Worried this is not going to last?
Worried you might be the flavour of the month?
So, you're on a good wicket, are you?
Things going super well? Selling out? Promotions? Leadership? Accolades and gratitude rolling in? Recommendations and referrals happening without your awareness? Rave Reviews? Top performance scores? Someone sexy flooding your inbox with attention?
You've been working long at it, I know.
All those hours people don't see. All those scary, awkward risks you took that nobody knew about that cost you money and time, and didn't always work. Things that failed occasionally, but you swept them away with lessons, and kept your head up. Those moments you worried about what people would think of you for being so out there with what you're doing, only to recognise that nobody actually noticed at all...
The consistency. The silenced internal drama. The relentlessness of pursuit, the vulnerability hangovers - amongst holding it down for your nearest and dearest.
And here you are, with a few well-deserved wins, acting all humble now - like a Stoic, Buddhist, Dalai Lama, Zen-master who lets it all ride like a wave and do what it needs to do, without so much as causing a ripple in your sense of self.I can see through it.

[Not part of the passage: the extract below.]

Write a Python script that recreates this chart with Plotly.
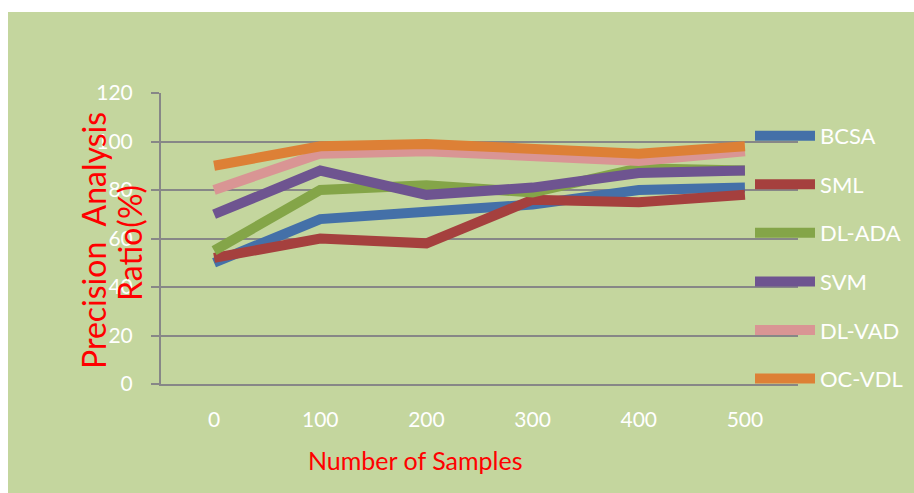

You're telling yourself you're just the flavour of the month. They'll get over you, and you'll go back to being regular and a bit insignificant, that person they skim over when they're looking for some kind of support or inspiration in favour of someone more Instagram-faced. Or louder. Or more confrontational. Or more willing to play dirty.
There you go. Palming off every wonderful thing you've ever done to get you to this moment in a feigned attempt to mask your fear that this is all just a fluke, and soon enough, things will go back to "normal."

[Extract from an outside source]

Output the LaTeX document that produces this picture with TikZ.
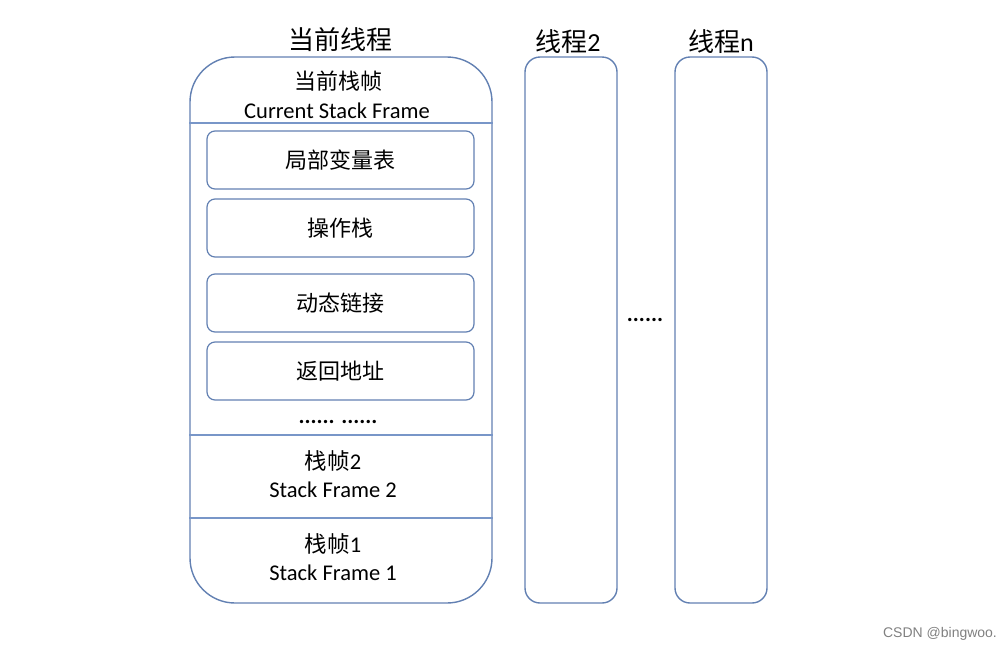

Your income will dip back down, the spotlight will be off you, your 15-minutes of fame will be over, and you may even still need to go and get an actual real job or something else to supplement your retirement - and you'll discover that he's into you for one thing.
Well, just, no. I won't have it
This is called imposter syndrome, masked as humility. And if, secretly, on the inside you do feel this sense of holding it all very much only just together, and if someone sneezes it could come tumbling down again so you better not actually enjoy it too much - this is for you.
You are not the flavour of the month.
This is a new normal.
This gets to be your new bottom-line.
You don't get out of bed for less-than this now, that is if you choose it.
You've been at this for a long time, and you deserve every bit of the good that's here. This is not a fluke.
What this is, is you, trying to protect yourself, just in case it's actually what you think is success, disguised as a moment of FEAST before the FAMINE.
And you know what makes sure it stays this way?
Your decision. YOU DECIDE this is a new normal. You get your whole ass behind it and make the choice to keep it here, in a way that feels easier than doing anything else.
Will people come and go? Yes. Can we control that? No. But what is within your control is understanding that you've built a stream that will continue to flow. The groundwork is done. You can step it up to let go of being the person who is "on their way" and stay in "I am here" now.
It will continue to flow, so long as you allow it. Stay here. With this.
Stay Curious, Stay open. The life you crave is so much closer than you think.